Она молчала. Я обернулся. Из ее широко раскрытых глаз текли слезы. Я мгновенно выключил приемник.
– Что с тобой, Пат? – Я обнял ее исхудавшие плечи.
– Да ничего, Робби. Просто я глупая. Но когда вдруг слышишь – Париж, Рим, Будапешт… Господи… а я была бы рада хоть разок еще спуститься в деревню.
– Но, Пат…
Я сказал ей все, что мог сказать, чтобы отвлечь ее от этой мысли. Но она недоверчиво покачала головой:
– Я не горюю, дорогой. Ты так не думай. Я не горюю, когда плачу. Просто что-то находит на меня. Но ненадолго. Ведь недаром же я без конца размышляю.
– О чем же ты размышляешь? – спросил я и поцеловал ее волосы.
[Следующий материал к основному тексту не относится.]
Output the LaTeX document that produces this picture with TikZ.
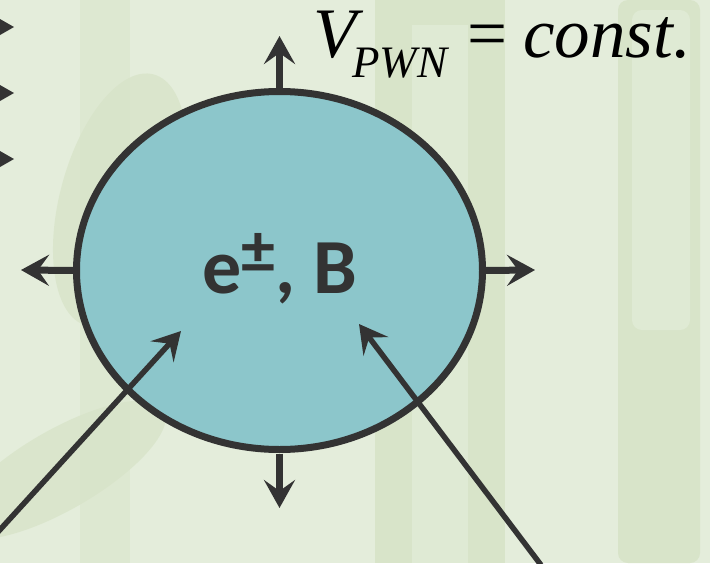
\documentclass[tikz,border=0pt]{standalone}
\usepackage{fontspec}
\setmainfont{Liberation Serif}
\newfontfamily\calfont{Carlito}
\usetikzlibrary{arrows.meta,shapes.geometric}
\definecolor{bgc}{HTML}{E4EDDB}
\definecolor{bamboo}{HTML}{D8E4C9}
\definecolor{bamboolt}{HTML}{DFEAD4}
\definecolor{dark}{HTML}{333333}
\definecolor{tealfill}{HTML}{8CC6CB}
\tikzset{
  headtip/.style={-{Stealth[length=28pt,width=31pt,inset=11pt]}},
  outarrow/.style={draw=dark,line width=7pt,line join=round,headtip},
  inarrow/.style={draw=dark,line width=5.5pt,line join=round,headtip},
  bubble/.style={ellipse,draw=dark,fill=tealfill,line width=7pt,inner sep=0pt,outer sep=0pt,minimum width=406pt,minimum height=358pt},
}
\begin{document}
\begin{tikzpicture}[x=1pt,y=-1pt]
\useasboundingbox (0,0) rectangle (710,563);
\fill[bgc] (0,0) rectangle (710,563);
% faint bamboo background
\fill[bamboo] (375,0) rectangle (505,563);
\fill[bamboolt] (412,25) rectangle (468,563);
\fill[bamboo, rounded corners=10pt] (618,0) rectangle (700,563);
\fill[bamboolt, rounded corners=10pt] (632,10) rectangle (690,330);
\fill[bamboo, opacity=0.8, rotate around={30:(60,470)}] (60,470) ellipse (120pt and 40pt);
\fill[bamboo, opacity=0.8, rotate around={-15:(120,200)}] (120,200) ellipse (60pt and 130pt);
\fill[bamboo, opacity=0.5] (80,0) rectangle (130,563);
% left edge arrow tips
\fill[dark] (0,19) -- (14,27) -- (0,35) -- cycle;
\fill[dark] (0,85) -- (14,93) -- (0,101) -- cycle;
\fill[dark] (0,151) -- (14,159) -- (0,167) -- cycle;
% bubble
\node[bubble] (pwn) at (279.5,270.5) {};
\node[text=dark, font=\calfont\bfseries\fontsize{78}{80}\selectfont, anchor=base, inner sep=0pt] (lbl) at (280,293)
  {e\raisebox{20pt}{\fontsize{68}{70}\selectfont ±}, B};
% outward arrows
\coordinate (tN) at (279.5,36);
\coordinate (tW) at (21,270);
\coordinate (tE) at (535,270);
\coordinate (tS) at (279.5,508);
\draw[outarrow] (pwn.north) -- (tN);
\draw[outarrow] (pwn.west) -- (tW);
\draw[outarrow] (pwn.east) -- (tE);
\draw[outarrow] ([yshift=-4pt]pwn.south) -- (tS);
% inward arrows
\coordinate (sL) at (-3,533);
\coordinate (hL) at (181,331);
\coordinate (sR) at (541,565);
\coordinate (hR) at (359,324);
\draw[inarrow] (sL) -- (hL);
\draw[inarrow] (sR) -- (hR);
% equation
\node[anchor=base west, inner sep=0pt, font=\fontsize{71}{73}\selectfont\itshape] (V) at (313,57) {V};
\node[anchor=base west, inner sep=0pt, font=\fontsize{45}{47}\selectfont\itshape] (sub) at (352,77) {PWN};
\node[anchor=base west, inner sep=0pt, font=\fontsize{71}{73}\selectfont] (eq) at (467,57) {=};
\node[anchor=base west, inner sep=0pt, font=\fontsize{71}{73}\selectfont\itshape] (c) at (523,57) {const.};
\end{tikzpicture}
\end{document}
– О единственном, о чем я еще могу размышлять, – о жизни и смерти. А когда начинаю горевать и ничего больше не понимаю, то говорю себе, что лучше умереть, когда еще хочешь жить, чем умереть, когда и впрямь хочешь смерти. А по-твоему как?
– Не знаю.
– Посуди сам. – Она прислонилась головой к моему плечу. – Когда еще хочется жить, то это значит, что есть у тебя что-то любимое. Так, конечно, тяжелее, но вместе с тем и легче. Ты пойми – умереть мне пришлось бы так или иначе, а теперь я благодарна судьбе за то, что у меня был ты. Ведь могло случиться и так, что я была бы совсем одинока и несчастна. Тогда я бы охотно умерла. Теперь же это мне тяжело, но зато я полна любовью, как пчела медом, когда вечером она прилетает в свой улей. И будь у меня возможность выбора, я бы выбрала только то, что есть сейчас.